Write the listing below out again exactly, dropping the images.

=== Dataset excerpt ===

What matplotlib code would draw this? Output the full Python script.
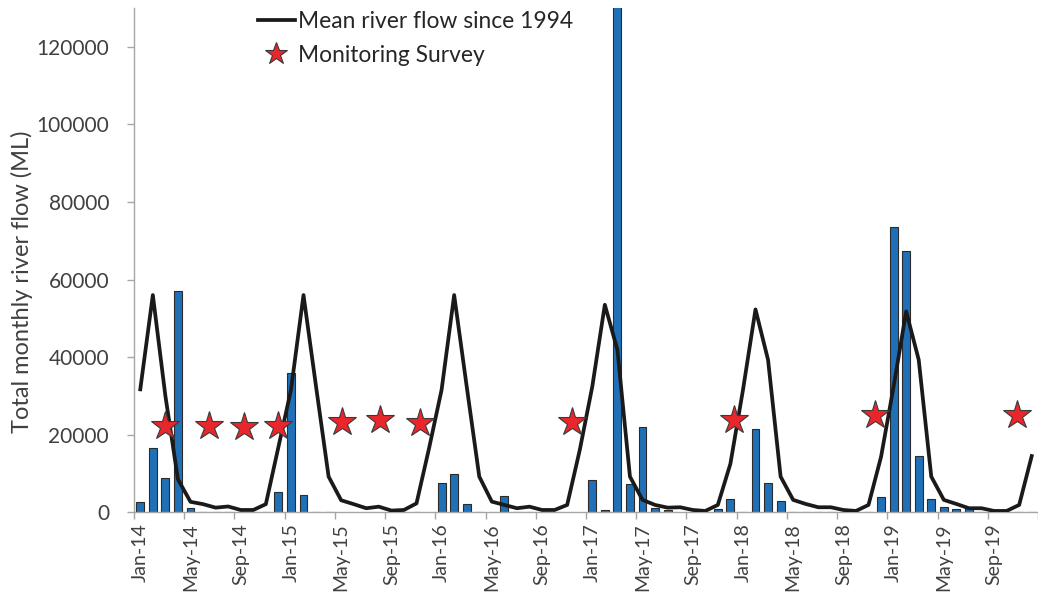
import numpy as np
import matplotlib
matplotlib.use("Agg")
import matplotlib.pyplot as plt
from matplotlib.lines import Line2D

plt.rcParams["font.family"] = ["Lato", "DejaVu Sans"]

nan = np.nan

# Total monthly river flow (ML); NaN marks months with no record
flow_2014 = [2700, 16700, 8900, 57000, 1200, 0, 0, 0, 0, 0, 0, 5200]
flow_2015 = [36000, 4500, 0, 0, nan, nan, nan, nan, nan, nan, 0, nan]
flow_2016 = [7600, 9800, 2100, 0, nan, 4200, 0, 0, nan, nan, nan, nan]
flow_2017 = [8300, 600, 148000, 7400, 21900, 1100, 600, nan, nan, nan, 800, 3400]
flow_2018 = [0, 21600, 7650, 3000, 0, 0, 0, 0, 0, 0, 0, 3950]
flow_2019 = [73600, 67400, 14500, 3350, 1450, 850, 1030, 0, 0, 0, 0, 0]

# Long-term mean monthly flow (since 1994)
mean_2014 = [31700, 56000, 30000, 8500, 2700, 2100, 1200, 1500, 600, 600, 2100, 16800]
mean_2015 = [31500, 56000, 32400, 9200, 3100, 2100, 1050, 1450, 450, 600, 2300, 16500]
mean_2016 = [31600, 56000, 32400, 9200, 2750, 1900, 1050, 1450, 600, 600, 1900, 16000]
mean_2017 = [32400, 53500, 41900, 9200, 3200, 1900, 1200, 1300, 600, 350, 1900, 12500]
mean_2018 = [31500, 52300, 39300, 9200, 3200, 2150, 1300, 1300, 600, 350, 1900, 14300]
mean_2019 = [32400, 51800, 39300, 9200, 3200, 2150, 1050, 1050, 350, 350, 1900, 14500]

# Monitoring surveys: position in months after Jan-14, and plotted height
survey_month = [1.95, 5.45, 8.3, 10.95, 16.05, 19.08, 22.3, 34.36, 47.27, 58.55, 69.8]
survey_level = [22300, 22200, 22100, 22200, 23400, 23700, 23000, 23400, 23700, 25000, 25100]

tick_labels = ["Jan-14", "May-14", "Sep-14", "Jan-15", "May-15", "Sep-15",
               "Jan-16", "May-16", "Sep-16", "Jan-17", "May-17", "Sep-17",
               "Jan-18", "May-18", "Sep-18", "Jan-19", "May-19", "Sep-19"]

flow = np.concatenate([flow_2014, flow_2015, flow_2016, flow_2017, flow_2018, flow_2019])
mean_flow = np.concatenate([mean_2014, mean_2015, mean_2016, mean_2017, mean_2018, mean_2019])
months = np.arange(len(flow))

TEXT = "#404040"
AXIS = "#a6a6a6"
BLUE = "#2070b8"
LINE = "#1a1a1a"
RED = "#e8262b"
FS = 15
FS_X = 14
FS_LEG = 16.4
FS_TITLE = 17

W, H = 1038, 597
fig = plt.figure(figsize=(W / 100, H / 100), dpi=100)
ax = fig.add_axes([134 / W, (H - 512.3) / H, 904 / W, 504.3 / H])

ax.bar(months, flow, width=0.63, color=BLUE, edgecolor="#2b2b2b", linewidth=0.8, zorder=2)
ax.plot(months, mean_flow, color=LINE, lw=2.7, zorder=3, solid_joinstyle="round")
ax.plot(survey_month, survey_level, ls="none", marker="*", ms=21, mfc=RED,
        mec="#3a3a3a", mew=0.8, zorder=4)

ax.set_xlim(-0.5, 70.96)
ax.set_ylim(0, 130000)

for side in ("top", "right"):
    ax.spines[side].set_visible(False)
for side in ("left", "bottom"):
    ax.spines[side].set_color(AXIS)
    ax.spines[side].set_linewidth(1.0)

ax.set_yticks(np.arange(0, 120001, 20000))
ax.tick_params(axis="y", direction="out", length=5, width=1, color=AXIS,
               pad=13, labelsize=FS, labelcolor=TEXT)

# tick marks between categories every four months, labels centred on the month
ax.set_xticks(np.arange(-0.5, 72, 4))
ax.set_xticklabels([])
ax.tick_params(axis="x", which="major", direction="out", length=5, width=1, color=AXIS)
ax.set_xticks(np.arange(0, 72, 4), minor=True)
ax.set_xticklabels(tick_labels, minor=True, rotation=90)
ax.tick_params(axis="x", which="minor", length=0, pad=8, labelsize=FS_X, labelcolor=TEXT)

ax.set_ylabel("Total monthly river flow (ML)", fontsize=FS_TITLE, color=TEXT, va="center")
ax.yaxis.set_label_coords(-0.124, 0.457)

handles = [
    Line2D([], [], color=LINE, lw=2.7),
    Line2D([], [], ls="none", marker="*", ms=21, mfc=RED, mec="#3a3a3a", mew=0.8),
]
ax.legend(handles, ["Mean river flow since 1994", "Monitoring Survey"],
          loc="upper left", bbox_to_anchor=(258 / W, 1 - 11 / H),
          bbox_transform=fig.transFigure, frameon=False, fontsize=FS_LEG,
          handlelength=1.62, handletextpad=0.13, borderpad=0, borderaxespad=0,
          labelspacing=0.59, markerscale=0.8, numpoints=1, labelcolor="#262626")

fig.savefig("out.png", dpi=100)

===

### [Result for this exercise]
What matplotlib code would draw this? Output the full Python script.
import numpy as np
import matplotlib
matplotlib.use("Agg")
import matplotlib.pyplot as plt
from matplotlib.lines import Line2D

plt.rcParams["font.family"] = ["Lato", "DejaVu Sans"]

nan = np.nan

# Total monthly river flow (ML); NaN marks months with no record
flow_2014 = [2700, 16700, 8900, 57000, 1200, 0, 0, 0, 0, 0, 0, 5200]
flow_2015 = [36000, 4500, 0, 0, nan, nan, nan, nan, nan, nan, 0, nan]
flow_2016 = [7600, 9800, 2100, 0, nan, 4200, 0, 0, nan, nan, nan, nan]
flow_2017 = [8300, 600, 148000, 7400, 21900, 1100, 600, nan, nan, nan, 800, 3400]
flow_2018 = [0, 21600, 7650, 3000, 0, 0, 0, 0, 0, 0, 0, 3950]
flow_2019 = [73600, 67400, 14500, 3350, 1450, 850, 1030, 0, 0, 0, 0, 0]

# Long-term mean monthly flow (since 1994)
mean_2014 = [31700, 56000, 30000, 8500, 2700, 2100, 1200, 1500, 600, 600, 2100, 16800]
mean_2015 = [31500, 56000, 32400, 9200, 3100, 2100, 1050, 1450, 450, 600, 2300, 16500]
mean_2016 = [31600, 56000, 32400, 9200, 2750, 1900, 1050, 1450, 600, 600, 1900, 16000]
mean_2017 = [32400, 53500, 41900, 9200, 3200, 1900, 1200, 1300, 600, 350, 1900, 12500]
mean_2018 = [31500, 52300, 39300, 9200, 3200, 2150, 1300, 1300, 600, 350, 1900, 14300]
mean_2019 = [32400, 51800, 39300, 9200, 3200, 2150, 1050, 1050, 350, 350, 1900, 14500]

# Monitoring surveys: position in months after Jan-14, and plotted height
survey_month = [1.95, 5.45, 8.3, 10.95, 16.05, 19.08, 22.3, 34.36, 47.27, 58.55, 69.8]
survey_level = [22300, 22200, 22100, 22200, 23400, 23700, 23000, 23400, 23700, 25000, 25100]

tick_labels = ["Jan-14", "May-14", "Sep-14", "Jan-15", "May-15", "Sep-15",
               "Jan-16", "May-16", "Sep-16", "Jan-17", "May-17", "Sep-17",
               "Jan-18", "May-18", "Sep-18", "Jan-19", "May-19", "Sep-19"]

flow = np.concatenate([flow_2014, flow_2015, flow_2016, flow_2017, flow_2018, flow_2019])
mean_flow = np.concatenate([mean_2014, mean_2015, mean_2016, mean_2017, mean_2018, mean_2019])
months = np.arange(len(flow))

TEXT = "#404040"
AXIS = "#a6a6a6"
BLUE = "#2070b8"
LINE = "#1a1a1a"
RED = "#e8262b"
FS = 15
FS_X = 14
FS_LEG = 16.4
FS_TITLE = 17

W, H = 1038, 597
fig = plt.figure(figsize=(W / 100, H / 100), dpi=100)
ax = fig.add_axes([134 / W, (H - 512.3) / H, 904 / W, 504.3 / H])

ax.bar(months, flow, width=0.63, color=BLUE, edgecolor="#2b2b2b", linewidth=0.8, zorder=2)
ax.plot(months, mean_flow, color=LINE, lw=2.7, zorder=3, solid_joinstyle="round")
ax.plot(survey_month, survey_level, ls="none", marker="*", ms=21, mfc=RED,
        mec="#3a3a3a", mew=0.8, zorder=4)

ax.set_xlim(-0.5, 70.96)
ax.set_ylim(0, 130000)

for side in ("top", "right"):
    ax.spines[side].set_visible(False)
for side in ("left", "bottom"):
    ax.spines[side].set_color(AXIS)
    ax.spines[side].set_linewidth(1.0)

ax.set_yticks(np.arange(0, 120001, 20000))
ax.tick_params(axis="y", direction="out", length=5, width=1, color=AXIS,
               pad=13, labelsize=FS, labelcolor=TEXT)

# tick marks between categories every four months, labels centred on the month
ax.set_xticks(np.arange(-0.5, 72, 4))
ax.set_xticklabels([])
ax.tick_params(axis="x", which="major", direction="out", length=5, width=1, color=AXIS)
ax.set_xticks(np.arange(0, 72, 4), minor=True)
ax.set_xticklabels(tick_labels, minor=True, rotation=90)
ax.tick_params(axis="x", which="minor", length=0, pad=8, labelsize=FS_X, labelcolor=TEXT)

ax.set_ylabel("Total monthly river flow (ML)", fontsize=FS_TITLE, color=TEXT, va="center")
ax.yaxis.set_label_coords(-0.124, 0.457)

handles = [
    Line2D([], [], color=LINE, lw=2.7),
    Line2D([], [], ls="none", marker="*", ms=21, mfc=RED, mec="#3a3a3a", mew=0.8),
]
ax.legend(handles, ["Mean river flow since 1994", "Monitoring Survey"],
          loc="upper left", bbox_to_anchor=(258 / W, 1 - 11 / H),
          bbox_transform=fig.transFigure, frameon=False, fontsize=FS_LEG,
          handlelength=1.62, handletextpad=0.13, borderpad=0, borderaxespad=0,
          labelspacing=0.59, markerscale=0.8, numpoints=1, labelcolor="#262626")

fig.savefig("out.png", dpi=100)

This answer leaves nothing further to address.